In the Larsen garage, Stan (Brent Sexton) smiles upon hearing about Janek's death on the radio. Mitch (Michelle Forbes) says she knows about the second house and Stan suggests they move for a "fresh start." They argue about leaving the memories of Rosie behind and moving on with their lives.

The detectives visit the yacht club, where a valet (Grayson Gabriel) shares the guest sign-in log for October 5. Gwen's name is signed in at 8:37 p.m. with a license plate number that matches the campaign car in which Rosie's body was found. They question Gwen, who admits she recently lost her keycard but maintains she was at a Tacoma bed and breakfast on the night of Rosie's murder. Linden asks her about the campaign car, but she warns them to be careful with murder accusations. Later at Holder's apartment, Linden studies the grand opening photo and notices Jackson's former head of security had a broken arm. At the casino, the detectives tell Drays that Jackson framed her former head of security for murder and will eventually do the same to her. They demand to see all withheld casino security footage from the night of Rosie's murder.

Richmond's campaign team erupts in cheers when they learn Richmond and Adams are now close in the poll numbers. He receives a phone call, asking what the caller wants as he watches Gwen and Jamie talk. Richmond's driver drops him off at the house of Jamie's grandfather, Ted Wright (Marcel Maillard). Jamie later arrives and asks his grandfather what was so important that he needed to talk to him, then he sees Richmond, who asks Jamie why he lied to him.

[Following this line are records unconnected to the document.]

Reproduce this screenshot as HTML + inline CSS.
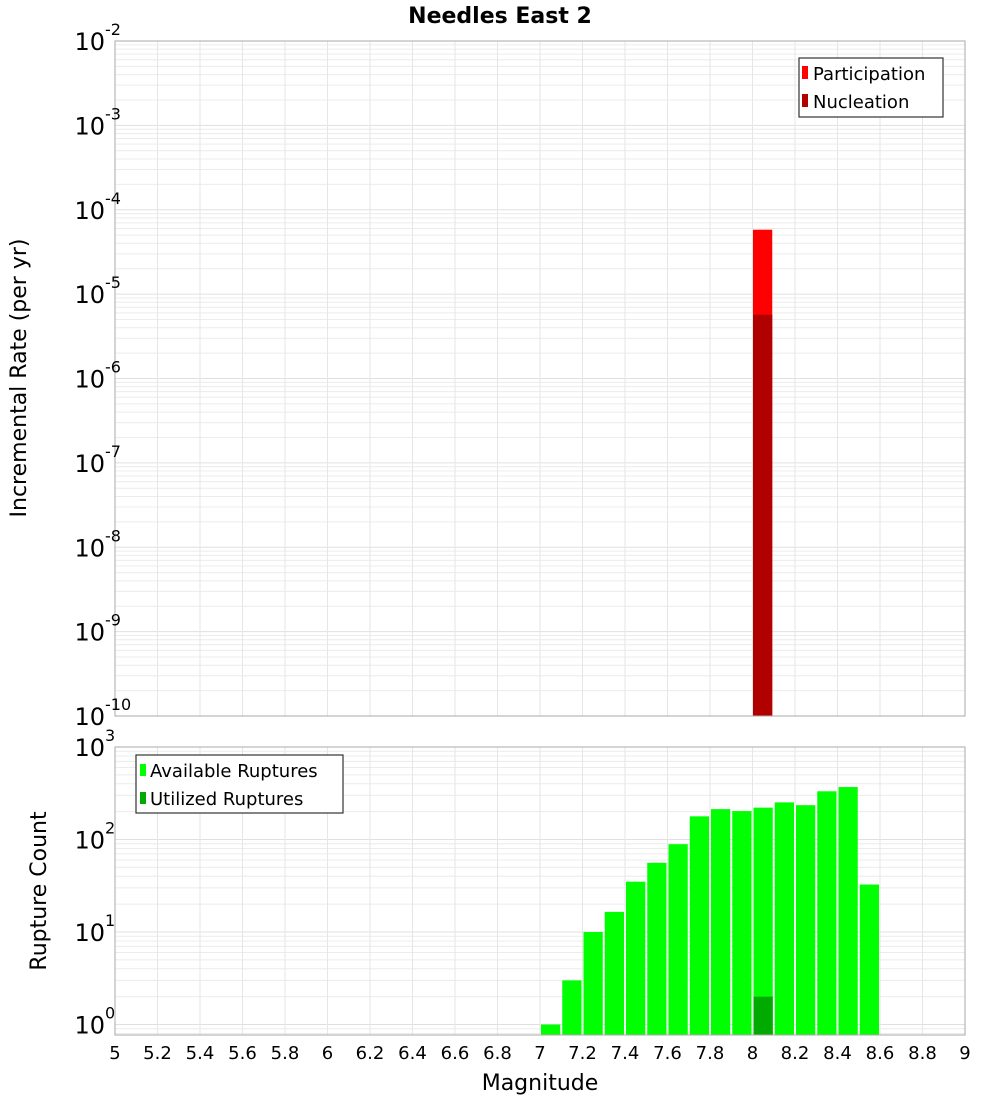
<!DOCTYPE html>
<html><head><meta charset="utf-8"><style>
body{margin:0;background:#fff;}
svg{font-family:"DejaVu Sans","Liberation Sans",sans-serif;}
</style></head><body>
<svg id="chart" width="1000" height="1100" xmlns="http://www.w3.org/2000/svg">
<text x="500" y="23" text-anchor="middle" font-size="22" font-weight="bold">Needles East 2</text>
<g id="gtop"></g><g id="gbot"></g>
<text transform="translate(26,378) rotate(-90)" text-anchor="middle" font-size="22">Incremental Rate (per yr)</text>
<text transform="translate(46,891) rotate(-90)" text-anchor="middle" font-size="22">Rupture Count</text>
<text x="540" y="1090" text-anchor="middle" font-size="22">Magnitude</text>
<g>
<rect x="799" y="58" width="144" height="59" fill="#fff" stroke="#333" stroke-width="1.2"/>
<rect x="802" y="66" width="6" height="13" fill="#ff0000"/>
<text x="813" y="80" font-size="18">Participation</text>
<rect x="802" y="94" width="6" height="13" fill="#b00000"/>
<text x="813" y="108" font-size="18">Nucleation</text>
</g>
<g>
<rect x="136" y="755" width="207" height="58" fill="#fff" stroke="#333" stroke-width="1.2"/>
<rect x="140" y="764" width="6" height="12" fill="#00ff00"/>
<text x="150" y="777" font-size="18">Available Ruptures</text>
<rect x="140" y="792" width="6" height="12" fill="#00aa00"/>
<text x="150" y="805" font-size="18">Utilized Ruptures</text>
</g>
</svg>
<script>
const magBins=[7.05,7.15,7.25,7.35,7.45,7.55,7.65,7.75,7.85,7.95,8.05,8.15,8.25,8.35,8.45,8.55];
const availableCounts=[1,3,10,16.5,35,56,89,178,213,203,221,252,235,332,369,32.6];
const utilizedMags=[8.05];
const utilizedCounts=[2];
const rateMags=[8.05];
const participationRates=[5.8e-5];
const nucleationRates=[5.7e-6];
const xTicks=[5,5.2,5.4,5.6,5.8,6,6.2,6.4,6.6,6.8,7,7.2,7.4,7.6,7.8,8,8.2,8.4,8.6,8.8,9];
const topDecades=[-2,-3,-4,-5,-6,-7,-8,-9,-10];
const botDecades=[3,2,1,0];

const NS='http://www.w3.org/2000/svg';
const X0=115,X1=965;
const xs=m=>X0+(m-5)/(4)*(X1-X0);
const topY=v=>41+(-2-Math.log10(v))*84.375;
const botY=v=>747+(3-Math.log10(v))*92.5;
function mk(p,tag,attrs){const e=document.createElementNS(NS,tag);for(const k in attrs)e.setAttribute(k,attrs[k]);p.appendChild(e);return e;}

function panel(g,yT,yB,yfn,decMin,decMax,name){
  for(let d=decMin;d<decMax;d++){for(let k=1;k<10;k++){const y=yfn(k*Math.pow(10,d));if(y<yT||y>yB)continue;
    const l=mk(g,'line',{x1:X0,x2:X1,y1:y,y2:y,stroke:k==1?'#e0e0e0':'#ececec','stroke-width':1});
    
    }}
  for(let i=1;i<xTicks.length-1;i++){const x=xs(xTicks[i]);
    const l=mk(g,'line',{x1:x,x2:x,y1:yT,y2:yB,stroke:'#e6e6e6','stroke-width':1});
    
    }
}
const gTop=document.getElementById('gtop'),gBot=document.getElementById('gbot');
panel(gTop,41,716,topY,-10,-2,'top');
panel(gBot,747,1035,botY,-1,3,'bottom');

rateMags.forEach((m,i)=>{
  const x=xs(m-0.05)+0.5,w=xs(m+0.05)-xs(m-0.05)-2;
  let r=mk(gTop,'rect',{x:x,y:topY(participationRates[i]),width:w,height:716-topY(participationRates[i]),fill:'#ff0000'});
  
  
  r=mk(gTop,'rect',{x:x,y:topY(nucleationRates[i]),width:w,height:716-topY(nucleationRates[i]),fill:'#b00000'});
  
  
});
magBins.forEach((m,i)=>{
  const x=xs(m-0.05)+1,w=xs(m+0.05)-xs(m-0.05)-2;
  const r=mk(gBot,'rect',{x:x,y:botY(availableCounts[i]),width:w,height:1035-botY(availableCounts[i]),fill:'#00ff00'});
  
  
});
utilizedMags.forEach((m,i)=>{
  const x=xs(m-0.05)+1,w=xs(m+0.05)-xs(m-0.05)-2;
  const r=mk(gBot,'rect',{x:x,y:botY(utilizedCounts[i]),width:w,height:1035-botY(utilizedCounts[i]),fill:'#00aa00'});
  
  
});
[[41,716,gTop],[747,1035,gBot]].forEach(([a,b,g])=>{
  const f=mk(g,'rect',{x:X0,y:a,width:X1-X0,height:b-a,fill:'none',stroke:'#aaa','stroke-width':1});
  
  
});
function ylab(g,d,y){
  const t=mk(g,'text',{x:105,y:y+9,'text-anchor':'end','font-size':24});
  t.textContent='10';
  
  
  const s=mk(g,'text',{x:105,y:y-6,'font-size':16});
  s.textContent=String(d);
  
  
}
topDecades.forEach(d=>ylab(gTop,d,topY(Math.pow(10,d))));
botDecades.forEach(d=>ylab(gBot,d,botY(Math.pow(10,d))));
xTicks.forEach(v=>{
  const t=mk(gBot,'text',{x:xs(v),y:1059,'text-anchor':'middle','font-size':18});
  t.textContent=String(v);
  
  
});
</script>
</body></html>
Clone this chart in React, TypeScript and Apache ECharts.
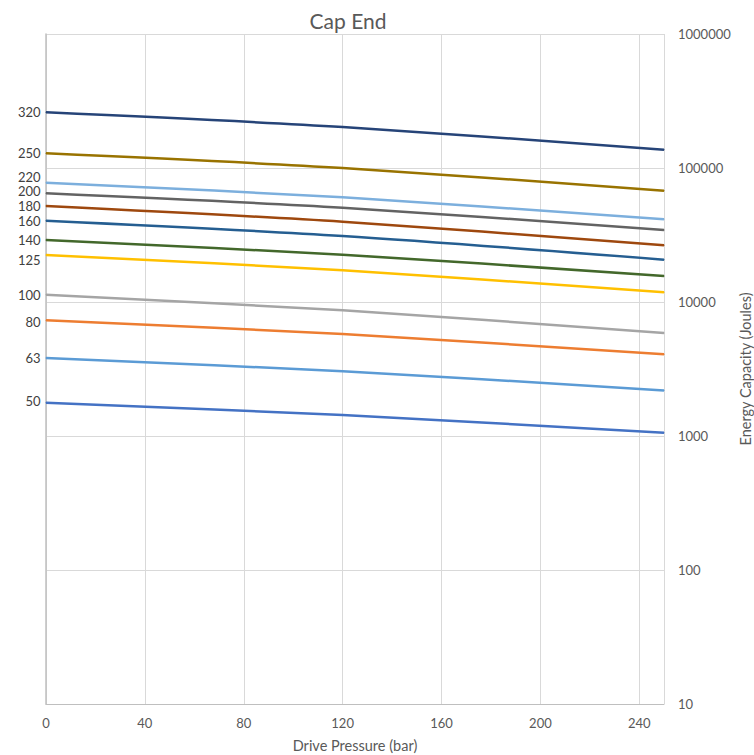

The detectives watch the missing security footage, which reveals the campaign car pulling up at 12:58 a.m. Holder plays a second disc, labeled "10th floor elevator." They watch Rosie (Katie Findlay) enter the elevator at 1:02 a.m., Chief Jackson enters it at 1:04 a.m., and Michael Ames (Barclay Hope) enters it at 1:05. Finally, at 1:07, Jamie enters the elevator and looks directly into the camera.

==Reception==

===Critical reception===
"Donnie or Marie" received positive reviews. Sean McKenna of TV Fanatic rated the episode 4.6 out of 5 stars and "could barely move" after watching the episode. "There's still a sense of not really having any clue who killed Rosie, which may be extremely obnoxious to some and perfectly riveting to others. But that noir tone has never changed, The characters have remained true to themselves flaws and all, and the case, while at times long winded, in these last few episodes has felt like it's moved somewhere, giving us something to grasp onto and feel as if the answers are within our reach." The A.V. Club's Brandon Nowalk rated this episode a B, calling it a "suspenseful cliffhanger" and comparing the cross-editing to the previous episode "Bulldog" by stating: "The difference is that last week cut between an absorbing dramatic scene and an energetic detective scene while "Donny Or Marie" [sic] cuts between two thrilling mysteries surfing each other's wakes. Instead of falling through the dramatic pauses, the momentum carries all the way through the finale." William Bibbiani of CraveOnline was pleased to see an episode dedicated to the murder investigation. He stated: "I've been saying throughout this season that The Killing would have to really step up its game in the last few episodes to make the last 11 episodes seem like they were worth the trouble, and while 'Donnie or Marie' is certainly a strong one, it's not so revelatory or dramatic that it forgives the failings of the season that precedes it. If every episode of the season was this good, The Killing would have been a much better series. But even then, it would need to really end with a glorified bang to justify the buildup."

===Ratings===
The episode was watched by 1.84 million viewers, making it the most viewed episode of the season, and scored a 0.5 rating in the 18-49 demographic, even with the previous episode.